> [WHAT TO WORK ON]
Don't include pictures. Quote the lines below from the first through the line that contains "plt.rcParams['axes.unicode_minus'] = False".

> [GIVEN MATERIAL]
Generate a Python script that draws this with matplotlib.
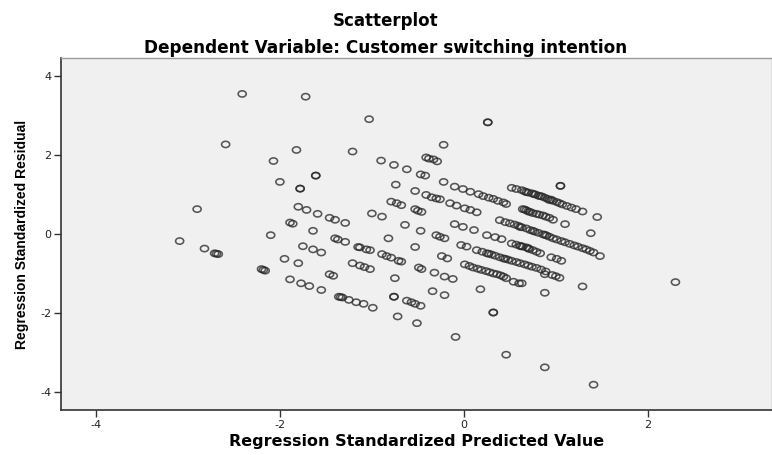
import matplotlib
matplotlib.use("Agg")
import matplotlib.pyplot as plt
from matplotlib.path import Path
import numpy as np

plt.rcParams['font.family'] = ['DejaVu Sans']
plt.rcParams['axes.unicode_minus'] = False

# standardized predicted values (x) and standardized residuals (y)
pred = [
    # outlying / scattered points
    -2.41, -1.72, -1.03, 0.26, 0.26, -2.59, -1.82, -1.21, -2.07, -0.22,
    -1.61, -1.61, -2.00, -1.78, -1.78, -2.90, -3.09, -2.82, -2.71, -2.67,
    -2.69, -2.10, -2.20, -2.16, -2.18, -1.95, -1.80, -1.89, -1.77, -1.68,
    -1.55, -1.36, -1.34, -1.32, -1.25, -1.17, -1.09, -0.99,
    # left-middle cloud
    -1.80, -1.71, -1.59, -1.46, -1.40, -1.29, -1.89, -1.86, -1.64, -1.40,
    -1.37, -1.29, -1.75, -1.64, -1.55, -1.46, -1.42, -1.21, -1.13, -1.08,
    -1.02, -1.15, -1.13, -1.06, -1.02, -1.00, -0.89,
    # centre-left cloud
    -0.90, -0.76, -0.62, -0.41, -0.38, -0.33, -0.29, -0.47, -0.42, -0.74,
    -0.22, -0.53, -0.41, -0.35, -0.30, -0.26, -0.79, -0.73, -0.68, -0.53,
    -0.50, -0.46, -0.64, -0.47, -0.30, -0.26, -0.21, -0.82, -0.53, -0.89,
    -0.84, -0.79, -0.71, -0.68, -0.24, -0.18, -0.49, -0.46, -0.32, -0.21,
    -0.12, -0.75, -0.76, -0.76, -0.62, -0.57, -0.53, -0.47, -0.34, -0.21,
    0.18, -0.72, -0.51, 0.32, 0.32, -0.09, 0.46, 0.88, 1.41, 0.88,
    1.29, 0.63, 0.54, 0.60, 2.30, 1.05, 1.05, 1.45, 1.38, 1.10,
    0.11, -0.10, -0.01, -0.03, 0.03,
    # row U1
    -0.10, -0.01, 0.07, 0.16, 0.21, 0.27, 0.32, 0.37, 0.43, 0.46,
    # row U2
    0.52, 0.57, 0.63, 0.66, 0.70, 0.74, 0.78, 0.81, 0.85, 0.88,
    0.91, 0.93, 0.97, 1.01, 1.04, 1.07, 1.12, 1.17, 1.22, 1.29,
    0.68, 0.76, 0.83, 0.95,
    # row U3
    -0.15, -0.08, 0.01, 0.07, 0.14,
    # row U4
    0.64, 0.68, 0.72, 0.75, 0.79, 0.82, 0.86, 0.89, 0.93, 0.97,
    0.66, 0.70,
    # row M1
    0.39, 0.45, 0.50, 0.55, 0.59, 0.63, 0.68, 0.72, 0.77, 0.81,
    0.86, 0.90, 0.93, 0.97, 1.01, 1.06, 1.10, 1.15, 1.20, 1.24,
    1.29, 1.33, 1.37, 1.41, 1.48, 0.61, 0.75, 0.88,
    # row M2
    0.25, 0.34, 0.41, 0.52, 0.57, 0.61, 0.64, 0.68, 0.71, 0.75,
    0.79, 0.83, 0.95, 1.01, 1.06, 0.62, 0.70,
    # row M3
    0.14, 0.20, 0.25, 0.30, 0.34, 0.39, 0.43, 0.48, 0.52, 0.57,
    0.61, 0.66, 0.70, 0.74, 0.79, 0.84, 0.89, 0.88, 0.96, 1.00,
    1.04, 0.27, 0.45,
    # row M4
    0.01, 0.06, 0.10, 0.15, 0.19, 0.24, 0.28, 0.32, 0.36, 0.40,
    0.43, 0.46,
]
resid = [
    3.55, 3.48, 2.91, 2.83, 2.83, 2.27, 2.13, 2.09, 1.85, 2.26,
    1.48, 1.48, 1.32, 1.15, 1.15, 0.63, -0.18, -0.37, -0.49, -0.51,
    -0.50, -0.03, -0.89, -0.93, -0.91, -0.63, -0.74, -1.15, -1.25, -1.32,
    -1.42, -1.59, -1.60, -1.61, -1.67, -1.73, -1.77, -1.87,
    0.69, 0.61, 0.51, 0.41, 0.36, 0.28, 0.29, 0.26, 0.08, -0.11,
    -0.14, -0.20, -0.31, -0.39, -0.47, -1.02, -1.06, -0.74, -0.80, -0.84,
    -0.89, -0.33, -0.34, -0.39, -0.41, 0.52, 0.44,
    1.86, 1.75, 1.64, 1.94, 1.91, 1.89, 1.84, 1.51, 1.48, 1.25,
    1.32, 1.09, 0.99, 0.93, 0.90, 0.88, 0.82, 0.78, 0.73, 0.63,
    0.59, 0.56, 0.23, 0.08, -0.03, -0.07, -0.11, -0.11, -0.33, -0.51,
    -0.56, -0.60, -0.68, -0.70, -0.56, -0.62, -0.85, -0.89, -0.98, -1.08,
    -1.14, -1.12, -1.59, -1.59, -1.69, -1.73, -1.77, -1.82, -1.45, -1.55,
    -1.40, -2.09, -2.26, -1.99, -1.99, -2.61, -3.06, -3.38, -3.82, -1.49,
    -1.33, -1.25, -1.21, -1.25, -1.22, 1.22, 1.22, 0.43, 0.02, 0.25,
    0.10, 0.25, 0.18, -0.28, -0.32,
    1.20, 1.14, 1.07, 1.01, 0.96, 0.92, 0.89, 0.84, 0.80, 0.76,
    1.17, 1.14, 1.11, 1.08, 1.05, 1.03, 1.00, 0.97, 0.95, 0.92,
    0.89, 0.86, 0.84, 0.81, 0.78, 0.75, 0.71, 0.67, 0.63, 0.57,
    1.06, 1.01, 0.96, 0.87,
    0.78, 0.72, 0.65, 0.61, 0.55,
    0.63, 0.60, 0.56, 0.53, 0.51, 0.49, 0.47, 0.44, 0.41, 0.36,
    0.62, 0.57,
    0.35, 0.30, 0.27, 0.24, 0.21, 0.17, 0.14, 0.10, 0.06, 0.03,
    -0.01, -0.04, -0.07, -0.11, -0.14, -0.18, -0.21, -0.25, -0.29, -0.32,
    -0.36, -0.39, -0.43, -0.47, -0.56, 0.18, 0.08, -0.02,
    -0.03, -0.08, -0.13, -0.24, -0.27, -0.30, -0.32, -0.34, -0.38, -0.41,
    -0.45, -0.49, -0.59, -0.63, -0.68, -0.31, -0.36,
    -0.41, -0.45, -0.49, -0.52, -0.55, -0.59, -0.62, -0.65, -0.68, -0.71,
    -0.74, -0.77, -0.80, -0.83, -0.86, -0.90, -0.95, -1.02, -1.04, -1.07,
    -1.11, -0.50, -0.63,
    -0.77, -0.81, -0.85, -0.88, -0.91, -0.94, -0.97, -1.00, -1.02, -1.05,
    -1.08, -1.12,
]

x_ticks = [-4, -2, 0, 2]
y_ticks = [-4, -2, 0, 2, 4]

# the source image is stretched sideways, so its circles are slightly oval
circ = Path.unit_circle()
oval = Path(circ.vertices * np.array([1.3, 1.0]), circ.codes)

fig = plt.figure(figsize=(7.72, 4.55), dpi=100)
ax = fig.add_axes([0.079, 0.099, 0.921, 0.7735])
ax.set_facecolor('#f0f0f0')

ax.scatter(pred, resid, s=34, marker=oval, facecolors='none',
           edgecolors='#2a2a2a', linewidths=1.15, alpha=0.78)

ax.set_xlim(-4.38, 3.35)
ax.set_ylim(-4.46, 4.46)
ax.set_xticks(x_ticks)
ax.set_yticks(y_ticks)
ax.tick_params(direction='out', length=5, width=1, colors='#333333',
               labelsize=8, labelcolor='#222222', pad=2)

for side in ['top', 'right']:
    ax.spines[side].set_color('#9a9a9a')
    ax.spines[side].set_linewidth(1)
for side in ['left', 'bottom']:
    ax.spines[side].set_color('#333333')
    ax.spines[side].set_linewidth(1.2)

ax.set_xlabel('Regression Standardized Predicted Value', fontsize=11.5,
              fontweight='bold', labelpad=3)
ax.set_ylabel('Regression Standardized Residual', fontsize=10,
              fontweight='bold', labelpad=8, family='Liberation Sans')

fig.text(0.5, 0.953, 'Scatterplot', ha='center', va='center',
         fontsize=12, fontweight='bold')
fig.text(0.5, 0.895, 'Dependent Variable: Customer switching intention',
         ha='center', va='center', fontsize=12.2, fontweight='bold')

plt.savefig('out.png', dpi=100)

> [FINAL ANSWER]
Generate a Python script that draws this with matplotlib.
import matplotlib
matplotlib.use("Agg")
import matplotlib.pyplot as plt
from matplotlib.path import Path
import numpy as np

plt.rcParams['font.family'] = ['DejaVu Sans']
plt.rcParams['axes.unicode_minus'] = False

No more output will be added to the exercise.